→ **Stored data**
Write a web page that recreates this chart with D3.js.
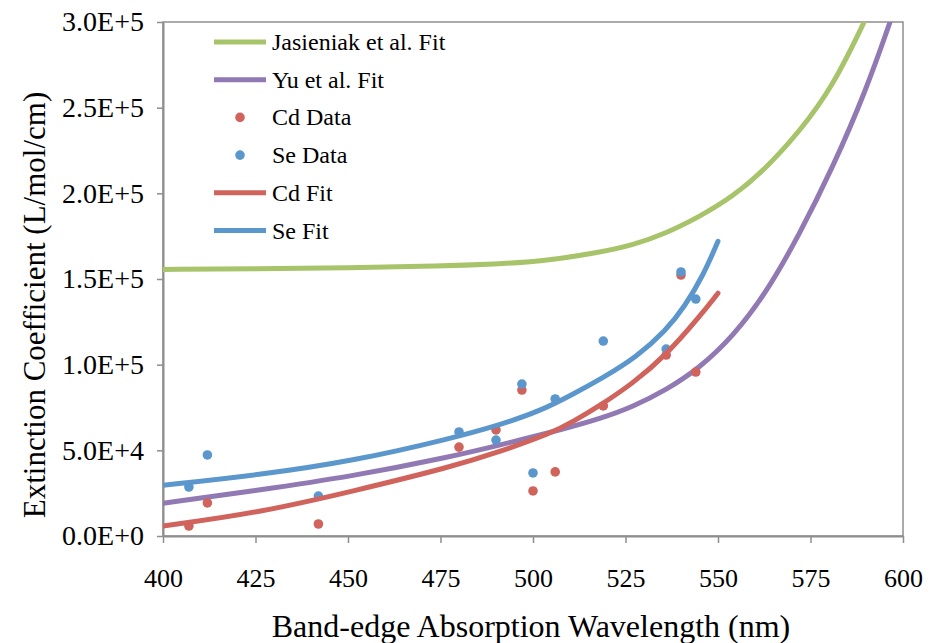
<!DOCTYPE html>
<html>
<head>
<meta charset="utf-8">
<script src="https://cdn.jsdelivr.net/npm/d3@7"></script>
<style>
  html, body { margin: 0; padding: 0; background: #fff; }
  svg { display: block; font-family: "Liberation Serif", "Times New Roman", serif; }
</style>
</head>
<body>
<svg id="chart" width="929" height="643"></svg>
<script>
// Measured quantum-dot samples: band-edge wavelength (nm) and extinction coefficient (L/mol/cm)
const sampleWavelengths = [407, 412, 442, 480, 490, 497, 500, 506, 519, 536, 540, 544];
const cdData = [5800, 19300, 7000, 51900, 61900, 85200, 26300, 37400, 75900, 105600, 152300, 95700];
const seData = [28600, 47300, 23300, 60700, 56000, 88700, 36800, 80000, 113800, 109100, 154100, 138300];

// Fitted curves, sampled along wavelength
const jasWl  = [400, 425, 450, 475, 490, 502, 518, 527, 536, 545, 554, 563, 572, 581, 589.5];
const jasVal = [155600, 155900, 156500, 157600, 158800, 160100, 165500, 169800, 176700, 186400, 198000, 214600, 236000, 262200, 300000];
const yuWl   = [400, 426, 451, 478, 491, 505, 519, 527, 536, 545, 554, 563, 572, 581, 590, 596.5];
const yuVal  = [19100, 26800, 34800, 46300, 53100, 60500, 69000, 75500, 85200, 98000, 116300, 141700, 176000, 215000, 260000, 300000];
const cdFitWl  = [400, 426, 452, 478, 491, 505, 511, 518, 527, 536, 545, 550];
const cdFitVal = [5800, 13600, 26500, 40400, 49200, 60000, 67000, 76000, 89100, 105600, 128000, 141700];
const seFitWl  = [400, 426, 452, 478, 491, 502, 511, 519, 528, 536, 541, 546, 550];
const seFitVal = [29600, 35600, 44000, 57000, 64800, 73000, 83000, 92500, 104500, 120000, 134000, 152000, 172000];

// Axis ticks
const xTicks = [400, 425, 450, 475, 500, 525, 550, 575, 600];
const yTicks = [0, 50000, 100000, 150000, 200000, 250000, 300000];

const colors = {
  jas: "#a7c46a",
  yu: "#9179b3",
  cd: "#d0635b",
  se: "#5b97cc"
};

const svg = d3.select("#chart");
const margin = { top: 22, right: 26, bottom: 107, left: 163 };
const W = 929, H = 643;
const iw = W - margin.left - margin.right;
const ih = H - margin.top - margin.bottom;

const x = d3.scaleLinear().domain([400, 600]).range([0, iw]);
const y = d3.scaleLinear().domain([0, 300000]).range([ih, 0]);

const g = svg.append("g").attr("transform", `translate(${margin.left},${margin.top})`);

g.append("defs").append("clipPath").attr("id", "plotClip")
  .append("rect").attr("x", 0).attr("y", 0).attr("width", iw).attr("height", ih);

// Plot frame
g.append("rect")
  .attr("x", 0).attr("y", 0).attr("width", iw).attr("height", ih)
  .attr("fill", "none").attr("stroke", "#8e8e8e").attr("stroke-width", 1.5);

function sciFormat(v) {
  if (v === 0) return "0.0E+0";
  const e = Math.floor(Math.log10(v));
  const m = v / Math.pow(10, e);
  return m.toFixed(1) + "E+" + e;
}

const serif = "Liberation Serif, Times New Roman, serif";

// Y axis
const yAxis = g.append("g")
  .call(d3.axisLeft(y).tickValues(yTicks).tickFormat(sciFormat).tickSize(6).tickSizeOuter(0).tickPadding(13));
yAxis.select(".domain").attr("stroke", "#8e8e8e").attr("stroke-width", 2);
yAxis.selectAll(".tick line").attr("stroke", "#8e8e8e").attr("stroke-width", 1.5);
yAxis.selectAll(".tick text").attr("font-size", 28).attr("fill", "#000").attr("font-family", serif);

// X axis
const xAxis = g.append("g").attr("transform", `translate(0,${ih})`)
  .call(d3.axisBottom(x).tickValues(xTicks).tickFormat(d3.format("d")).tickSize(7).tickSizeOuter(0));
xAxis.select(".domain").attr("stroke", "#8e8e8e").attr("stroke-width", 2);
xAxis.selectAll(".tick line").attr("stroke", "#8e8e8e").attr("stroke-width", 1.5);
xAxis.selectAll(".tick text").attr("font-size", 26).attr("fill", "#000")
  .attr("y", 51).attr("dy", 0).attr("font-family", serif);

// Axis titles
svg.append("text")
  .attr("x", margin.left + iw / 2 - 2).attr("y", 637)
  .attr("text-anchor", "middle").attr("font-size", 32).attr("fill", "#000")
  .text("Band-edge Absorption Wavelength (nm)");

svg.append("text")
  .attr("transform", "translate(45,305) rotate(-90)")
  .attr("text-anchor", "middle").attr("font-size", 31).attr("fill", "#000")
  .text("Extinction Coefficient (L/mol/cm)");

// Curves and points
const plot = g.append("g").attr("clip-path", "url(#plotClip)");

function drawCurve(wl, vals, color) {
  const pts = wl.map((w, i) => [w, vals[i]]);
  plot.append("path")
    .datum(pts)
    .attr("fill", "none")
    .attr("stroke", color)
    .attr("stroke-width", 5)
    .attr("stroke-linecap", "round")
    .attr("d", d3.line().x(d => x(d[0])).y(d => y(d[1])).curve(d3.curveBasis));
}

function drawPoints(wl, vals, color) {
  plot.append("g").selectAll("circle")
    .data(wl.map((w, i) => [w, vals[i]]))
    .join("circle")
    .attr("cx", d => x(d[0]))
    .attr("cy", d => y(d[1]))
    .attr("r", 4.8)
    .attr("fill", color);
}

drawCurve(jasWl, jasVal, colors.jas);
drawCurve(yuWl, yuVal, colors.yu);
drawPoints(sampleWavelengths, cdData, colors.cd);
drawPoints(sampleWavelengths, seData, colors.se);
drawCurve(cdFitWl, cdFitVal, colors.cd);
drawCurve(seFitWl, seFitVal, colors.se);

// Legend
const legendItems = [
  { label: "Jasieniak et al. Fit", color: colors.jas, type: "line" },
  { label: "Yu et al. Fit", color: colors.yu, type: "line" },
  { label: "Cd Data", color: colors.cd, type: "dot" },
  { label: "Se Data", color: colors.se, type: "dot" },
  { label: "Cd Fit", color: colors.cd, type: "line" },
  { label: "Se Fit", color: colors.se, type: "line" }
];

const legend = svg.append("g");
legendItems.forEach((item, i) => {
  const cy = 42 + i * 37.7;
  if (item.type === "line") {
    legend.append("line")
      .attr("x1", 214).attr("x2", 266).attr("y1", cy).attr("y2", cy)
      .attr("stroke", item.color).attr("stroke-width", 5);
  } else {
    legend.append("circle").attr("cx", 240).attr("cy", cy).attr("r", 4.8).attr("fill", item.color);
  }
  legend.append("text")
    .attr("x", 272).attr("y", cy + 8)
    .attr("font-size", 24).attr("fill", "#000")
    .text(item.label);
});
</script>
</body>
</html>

* * *

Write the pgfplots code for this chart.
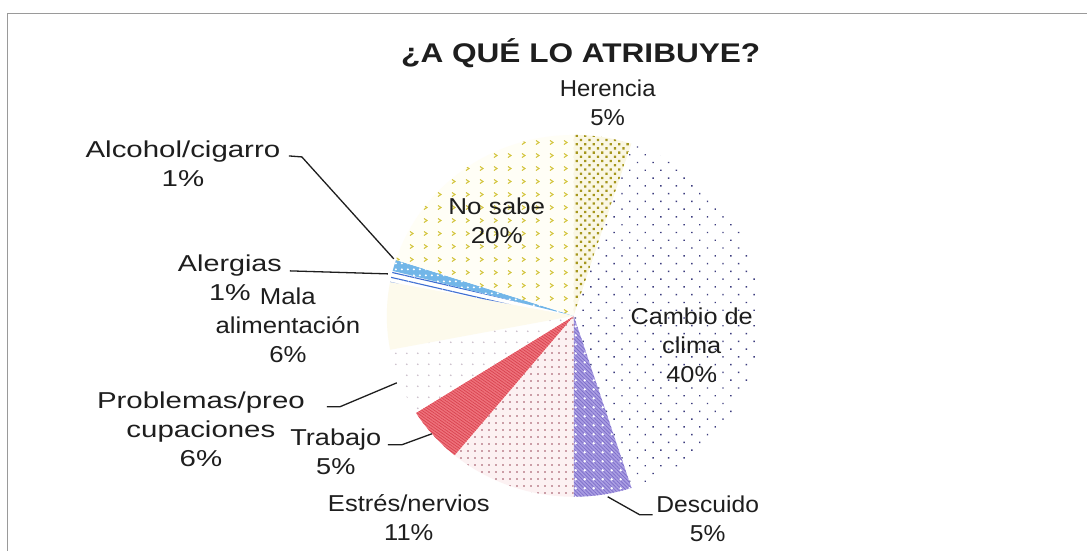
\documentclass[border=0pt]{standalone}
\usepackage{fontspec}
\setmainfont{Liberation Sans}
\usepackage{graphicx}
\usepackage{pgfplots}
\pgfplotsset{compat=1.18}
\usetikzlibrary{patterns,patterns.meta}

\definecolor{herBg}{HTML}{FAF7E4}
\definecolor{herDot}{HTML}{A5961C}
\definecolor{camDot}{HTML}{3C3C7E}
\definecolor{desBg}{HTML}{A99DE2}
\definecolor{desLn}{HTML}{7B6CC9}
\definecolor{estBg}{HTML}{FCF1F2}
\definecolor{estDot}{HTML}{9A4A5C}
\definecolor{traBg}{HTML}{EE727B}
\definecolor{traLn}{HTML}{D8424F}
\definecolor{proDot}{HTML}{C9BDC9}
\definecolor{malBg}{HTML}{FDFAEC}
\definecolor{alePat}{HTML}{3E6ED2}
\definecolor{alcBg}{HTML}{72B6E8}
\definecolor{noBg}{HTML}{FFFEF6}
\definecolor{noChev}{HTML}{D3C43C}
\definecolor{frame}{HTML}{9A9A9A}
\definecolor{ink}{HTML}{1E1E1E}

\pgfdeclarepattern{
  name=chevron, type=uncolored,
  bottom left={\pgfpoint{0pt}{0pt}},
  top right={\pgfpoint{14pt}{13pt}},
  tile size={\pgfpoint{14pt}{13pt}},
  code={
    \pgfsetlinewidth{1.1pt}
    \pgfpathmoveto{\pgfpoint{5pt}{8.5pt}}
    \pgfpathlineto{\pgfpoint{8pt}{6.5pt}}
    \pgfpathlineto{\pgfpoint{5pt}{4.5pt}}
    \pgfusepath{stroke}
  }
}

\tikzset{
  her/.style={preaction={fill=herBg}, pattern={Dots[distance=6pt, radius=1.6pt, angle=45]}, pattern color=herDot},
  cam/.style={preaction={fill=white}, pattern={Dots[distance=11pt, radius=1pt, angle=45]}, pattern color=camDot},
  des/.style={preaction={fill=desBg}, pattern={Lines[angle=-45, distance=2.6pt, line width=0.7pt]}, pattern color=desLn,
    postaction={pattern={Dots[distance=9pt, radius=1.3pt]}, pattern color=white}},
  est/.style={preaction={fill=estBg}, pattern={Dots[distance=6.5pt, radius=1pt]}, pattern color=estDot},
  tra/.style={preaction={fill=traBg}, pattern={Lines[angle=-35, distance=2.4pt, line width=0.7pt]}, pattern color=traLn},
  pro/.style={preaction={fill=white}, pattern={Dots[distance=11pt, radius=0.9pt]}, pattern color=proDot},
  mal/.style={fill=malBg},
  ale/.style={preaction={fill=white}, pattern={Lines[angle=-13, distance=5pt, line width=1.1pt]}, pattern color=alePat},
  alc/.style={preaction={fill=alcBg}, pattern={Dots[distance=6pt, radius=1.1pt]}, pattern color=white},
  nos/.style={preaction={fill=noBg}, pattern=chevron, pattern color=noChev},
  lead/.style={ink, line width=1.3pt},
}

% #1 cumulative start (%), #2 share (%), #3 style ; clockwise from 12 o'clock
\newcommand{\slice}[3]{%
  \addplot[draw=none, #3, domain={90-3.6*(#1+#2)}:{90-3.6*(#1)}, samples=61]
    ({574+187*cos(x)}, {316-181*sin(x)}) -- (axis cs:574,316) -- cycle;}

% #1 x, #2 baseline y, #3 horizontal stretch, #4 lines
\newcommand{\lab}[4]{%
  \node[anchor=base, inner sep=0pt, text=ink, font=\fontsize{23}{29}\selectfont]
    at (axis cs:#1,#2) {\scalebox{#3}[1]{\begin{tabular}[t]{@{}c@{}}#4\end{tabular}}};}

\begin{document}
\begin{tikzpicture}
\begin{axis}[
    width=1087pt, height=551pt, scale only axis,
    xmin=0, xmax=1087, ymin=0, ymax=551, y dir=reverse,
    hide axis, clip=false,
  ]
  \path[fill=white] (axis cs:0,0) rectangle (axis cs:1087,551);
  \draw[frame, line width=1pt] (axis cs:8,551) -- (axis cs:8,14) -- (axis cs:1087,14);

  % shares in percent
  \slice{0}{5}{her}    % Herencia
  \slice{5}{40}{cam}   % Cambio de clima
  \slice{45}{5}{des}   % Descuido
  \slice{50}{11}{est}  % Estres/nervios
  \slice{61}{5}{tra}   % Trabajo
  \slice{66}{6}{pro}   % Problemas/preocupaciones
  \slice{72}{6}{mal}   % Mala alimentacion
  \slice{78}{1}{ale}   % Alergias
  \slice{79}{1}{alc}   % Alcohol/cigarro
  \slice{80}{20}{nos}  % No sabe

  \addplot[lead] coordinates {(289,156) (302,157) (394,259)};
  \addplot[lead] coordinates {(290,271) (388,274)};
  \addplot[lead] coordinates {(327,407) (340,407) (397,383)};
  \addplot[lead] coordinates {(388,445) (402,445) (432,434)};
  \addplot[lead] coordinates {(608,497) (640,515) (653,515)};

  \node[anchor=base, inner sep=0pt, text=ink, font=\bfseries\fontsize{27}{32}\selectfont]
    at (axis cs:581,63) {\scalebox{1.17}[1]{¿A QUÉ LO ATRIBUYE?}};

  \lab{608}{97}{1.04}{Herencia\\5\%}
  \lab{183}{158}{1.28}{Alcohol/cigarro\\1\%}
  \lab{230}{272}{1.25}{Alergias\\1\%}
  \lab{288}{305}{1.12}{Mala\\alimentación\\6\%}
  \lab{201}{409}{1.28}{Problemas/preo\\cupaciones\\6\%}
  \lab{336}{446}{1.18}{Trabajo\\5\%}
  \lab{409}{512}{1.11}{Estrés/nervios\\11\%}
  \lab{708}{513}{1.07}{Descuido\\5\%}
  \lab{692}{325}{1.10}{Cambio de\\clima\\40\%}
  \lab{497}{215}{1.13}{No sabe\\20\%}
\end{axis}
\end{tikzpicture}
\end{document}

→ **Short task**
Look above for the line containing "Write a web", then write out every line from there down to the line containing "109100, 154100, 138300];", that line included, with no pictures.

→ **Expected answer**
Write a web page that recreates this chart with D3.js.
<!DOCTYPE html>
<html>
<head>
<meta charset="utf-8">
<script src="https://cdn.jsdelivr.net/npm/d3@7"></script>
<style>
  html, body { margin: 0; padding: 0; background: #fff; }
  svg { display: block; font-family: "Liberation Serif", "Times New Roman", serif; }
</style>
</head>
<body>
<svg id="chart" width="929" height="643"></svg>
<script>
// Measured quantum-dot samples: band-edge wavelength (nm) and extinction coefficient (L/mol/cm)
const sampleWavelengths = [407, 412, 442, 480, 490, 497, 500, 506, 519, 536, 540, 544];
const cdData = [5800, 19300, 7000, 51900, 61900, 85200, 26300, 37400, 75900, 105600, 152300, 95700];
const seData = [28600, 47300, 23300, 60700, 56000, 88700, 36800, 80000, 113800, 109100, 154100, 138300];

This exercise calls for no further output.